A Christmas tree in a home makes the holiday feel special. Credit: iStock/David Sucsy

Christmas, Hanukkah and Kwanzaa are coming around in a few days. Most gifts have been bought, cards sent, and decorations put up. It’s also a time to reflect on our troubles here and abroad — wars in the Middle East and Ukraine, global warming, the migrant crisis and poverty. Where is the message of “Peace on Earth and goodwill to men”?

I think about a Christmas when I was young and America not so troubled. It was 1957, during the Cold War, but I didn’t much understand such things. I was 8, living in Queens Village.

My mother and father didn’t have much money, but we always had a good Christmas, full of love and plenty of music, which my mother called “tonic for the soul.”

A few days before Christmas, my father and I set out to buy our Christmas tree, but that year our car wouldn’t start. It was a chilly, snow-covered night with flakes still falling, and my father had an idea.

We took my sled to the tree place, about half a mile away, and my father picked out a beautiful six-footer. He tied it atop my sled and guided it home as we sang Christmas carols.

My mother had set aside a special place for the tree by the fireplace. After it was settled in its stand, my mother took over, decorating it with love with every detail. Kindness and love seemed to bounce from house to house in those days, and neighbors greeted one another with a “Merry Christmas” as carolers sang.

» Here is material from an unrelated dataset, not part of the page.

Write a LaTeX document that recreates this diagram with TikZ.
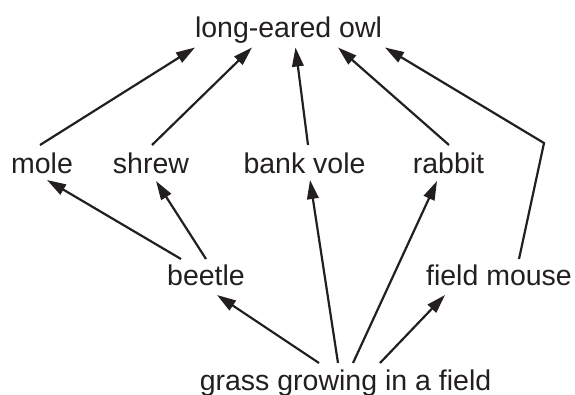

Churches brimmed with worshipers, and the neighborhood displayed bright lights. I remember being in Christmas school plays in which I was a shepherd or one of the Three Wise Men. I wonder if those kinds of Christmases will ever return.

The picture-perfect Christmases in our memories may have been laced with imperfections, but I think they are better than the frenzied days we have now, when we may have lost the true meaning of Christmas — to love one another by caring and sharing.

I can’t help but hope and pray that America returns to traditional values, to live the true meaning of “peace and goodwill.”